An earthquake, now confirmed with a magnitude of 4.0 on the Richter scale and centered around the town of West Hollis and York County in southwestern Maine, was widely felt across Gloucester Tuesday night, with several reports of a brief shaking and what people descriubed as a low rumble sound.
The quake struck shortly at 7:12 p.m., with signs of it being felt in the offices at the Times and in Gloucester’s Central fire station, among other sites.
At the Times, Advertising Representative Laura Ingalls and Community News Editor Joann Mackenzie both noted a brief rumble and the shaking of computers on desks.

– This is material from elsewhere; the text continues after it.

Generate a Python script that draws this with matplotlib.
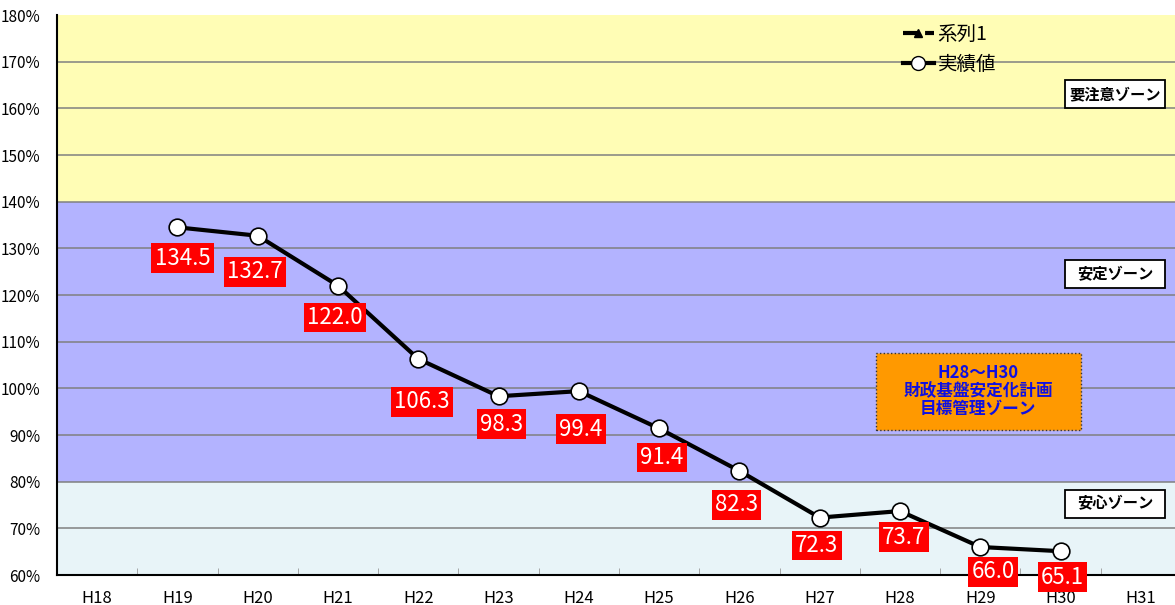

“I thought at first it was a train,” said Mackenzie; the MBTA commuter rail line runs directly behind the Times office on Whittemore Street. “But I looked at my computer, and it was shaking. The train never did that before.”
At Gloucester’s fire headquarters, firefighters’ union chief Phil Bouchie said several firefighters there felt the quake, as well.
“I’m inside an all-brick building, and I know I felt it — we all did,” Bouchie said, adding that the quake’s impact touched off a number of 911 emergency call alarms here.
The U.S. Geological Survey had initially pegged the magnitude of the quake at 4.6 Tuesday night, but downgraded it to 4.0 overnight. The USGS reported the quake as being three feet deep into the earth’s interior.
There have been reports of some damage to homes in Maine around the equake’s epicenter, which sits some 20 miles west of Portland, but there habve been no reports of any injuries there or of damage in Massachusetts and elsewhere. The quake was reportedly felt throughout the six New England states, and in southern Canada.